Output the full listing below exactly as it reads, and skip anything that is a picture.

▶ **DATASET EXCERPT**:
--------------------------------

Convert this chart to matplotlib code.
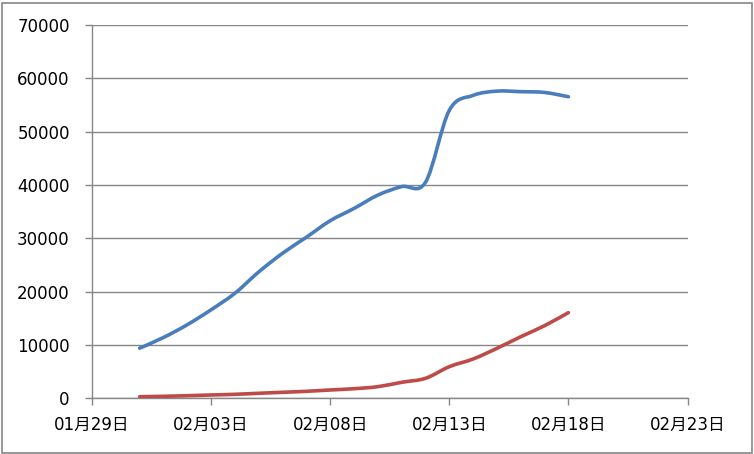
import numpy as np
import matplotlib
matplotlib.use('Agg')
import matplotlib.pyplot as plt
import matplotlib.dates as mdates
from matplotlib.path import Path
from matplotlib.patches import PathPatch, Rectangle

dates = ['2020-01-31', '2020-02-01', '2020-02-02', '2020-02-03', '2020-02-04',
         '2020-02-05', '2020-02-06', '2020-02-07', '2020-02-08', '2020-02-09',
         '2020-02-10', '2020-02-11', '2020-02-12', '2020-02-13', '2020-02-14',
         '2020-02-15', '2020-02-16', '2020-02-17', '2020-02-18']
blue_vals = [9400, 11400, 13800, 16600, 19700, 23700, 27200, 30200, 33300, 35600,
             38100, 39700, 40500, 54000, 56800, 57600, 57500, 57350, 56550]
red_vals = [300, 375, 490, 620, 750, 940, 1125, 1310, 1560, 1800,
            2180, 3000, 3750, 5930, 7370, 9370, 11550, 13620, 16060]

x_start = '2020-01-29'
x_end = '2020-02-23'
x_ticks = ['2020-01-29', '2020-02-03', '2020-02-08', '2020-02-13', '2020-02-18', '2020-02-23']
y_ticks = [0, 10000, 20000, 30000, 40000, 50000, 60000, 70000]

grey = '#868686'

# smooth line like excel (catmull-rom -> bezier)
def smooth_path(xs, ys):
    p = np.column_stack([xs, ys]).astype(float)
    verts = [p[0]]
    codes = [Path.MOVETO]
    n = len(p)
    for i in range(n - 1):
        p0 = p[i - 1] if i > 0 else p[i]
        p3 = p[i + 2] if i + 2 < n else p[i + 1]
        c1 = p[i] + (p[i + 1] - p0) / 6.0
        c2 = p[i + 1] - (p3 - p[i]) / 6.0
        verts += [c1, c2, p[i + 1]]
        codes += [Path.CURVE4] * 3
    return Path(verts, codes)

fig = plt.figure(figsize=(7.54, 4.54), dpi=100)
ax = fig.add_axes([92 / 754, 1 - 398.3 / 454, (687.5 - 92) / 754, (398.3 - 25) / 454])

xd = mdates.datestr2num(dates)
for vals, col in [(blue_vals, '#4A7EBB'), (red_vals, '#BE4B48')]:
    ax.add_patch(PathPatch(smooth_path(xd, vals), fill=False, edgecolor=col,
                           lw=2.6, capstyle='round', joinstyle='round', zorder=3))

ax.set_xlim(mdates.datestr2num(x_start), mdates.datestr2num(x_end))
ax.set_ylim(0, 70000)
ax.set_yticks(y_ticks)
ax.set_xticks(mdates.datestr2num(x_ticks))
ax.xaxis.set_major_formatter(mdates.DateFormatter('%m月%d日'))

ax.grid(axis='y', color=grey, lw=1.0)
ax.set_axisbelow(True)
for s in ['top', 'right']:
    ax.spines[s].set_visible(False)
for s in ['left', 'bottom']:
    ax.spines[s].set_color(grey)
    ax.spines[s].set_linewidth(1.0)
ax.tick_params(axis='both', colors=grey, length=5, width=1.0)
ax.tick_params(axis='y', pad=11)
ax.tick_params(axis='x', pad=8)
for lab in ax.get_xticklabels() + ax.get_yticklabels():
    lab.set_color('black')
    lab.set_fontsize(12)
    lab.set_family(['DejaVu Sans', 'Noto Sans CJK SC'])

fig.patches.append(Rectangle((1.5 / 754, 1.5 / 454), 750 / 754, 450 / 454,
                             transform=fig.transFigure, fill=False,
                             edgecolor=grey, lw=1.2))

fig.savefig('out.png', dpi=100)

--------------------------------

▶ **TASK OUTPUT**:
Convert this chart to matplotlib code.
import numpy as np
import matplotlib
matplotlib.use('Agg')
import matplotlib.pyplot as plt
import matplotlib.dates as mdates
from matplotlib.path import Path
from matplotlib.patches import PathPatch, Rectangle

dates = ['2020-01-31', '2020-02-01', '2020-02-02', '2020-02-03', '2020-02-04',
         '2020-02-05', '2020-02-06', '2020-02-07', '2020-02-08', '2020-02-09',
         '2020-02-10', '2020-02-11', '2020-02-12', '2020-02-13', '2020-02-14',
         '2020-02-15', '2020-02-16', '2020-02-17', '2020-02-18']
blue_vals = [9400, 11400, 13800, 16600, 19700, 23700, 27200, 30200, 33300, 35600,
             38100, 39700, 40500, 54000, 56800, 57600, 57500, 57350, 56550]
red_vals = [300, 375, 490, 620, 750, 940, 1125, 1310, 1560, 1800,
            2180, 3000, 3750, 5930, 7370, 9370, 11550, 13620, 16060]

x_start = '2020-01-29'
x_end = '2020-02-23'
x_ticks = ['2020-01-29', '2020-02-03', '2020-02-08', '2020-02-13', '2020-02-18', '2020-02-23']
y_ticks = [0, 10000, 20000, 30000, 40000, 50000, 60000, 70000]

grey = '#868686'

# smooth line like excel (catmull-rom -> bezier)
def smooth_path(xs, ys):
    p = np.column_stack([xs, ys]).astype(float)
    verts = [p[0]]
    codes = [Path.MOVETO]
    n = len(p)
    for i in range(n - 1):
        p0 = p[i - 1] if i > 0 else p[i]
        p3 = p[i + 2] if i + 2 < n else p[i + 1]
        c1 = p[i] + (p[i + 1] - p0) / 6.0
        c2 = p[i + 1] - (p3 - p[i]) / 6.0
        verts += [c1, c2, p[i + 1]]
        codes += [Path.CURVE4] * 3
    return Path(verts, codes)

fig = plt.figure(figsize=(7.54, 4.54), dpi=100)
ax = fig.add_axes([92 / 754, 1 - 398.3 / 454, (687.5 - 92) / 754, (398.3 - 25) / 454])

xd = mdates.datestr2num(dates)
for vals, col in [(blue_vals, '#4A7EBB'), (red_vals, '#BE4B48')]:
    ax.add_patch(PathPatch(smooth_path(xd, vals), fill=False, edgecolor=col,
                           lw=2.6, capstyle='round', joinstyle='round', zorder=3))

ax.set_xlim(mdates.datestr2num(x_start), mdates.datestr2num(x_end))
ax.set_ylim(0, 70000)
ax.set_yticks(y_ticks)
ax.set_xticks(mdates.datestr2num(x_ticks))
ax.xaxis.set_major_formatter(mdates.DateFormatter('%m月%d日'))

ax.grid(axis='y', color=grey, lw=1.0)
ax.set_axisbelow(True)
for s in ['top', 'right']:
    ax.spines[s].set_visible(False)
for s in ['left', 'bottom']:
    ax.spines[s].set_color(grey)
    ax.spines[s].set_linewidth(1.0)
ax.tick_params(axis='both', colors=grey, length=5, width=1.0)
ax.tick_params(axis='y', pad=11)
ax.tick_params(axis='x', pad=8)
for lab in ax.get_xticklabels() + ax.get_yticklabels():
    lab.set_color('black')
    lab.set_fontsize(12)
    lab.set_family(['DejaVu Sans', 'Noto Sans CJK SC'])

fig.patches.append(Rectangle((1.5 / 754, 1.5 / 454), 750 / 754, 450 / 454,
                             transform=fig.transFigure, fill=False,
                             edgecolor=grey, lw=1.2))

fig.savefig('out.png', dpi=100)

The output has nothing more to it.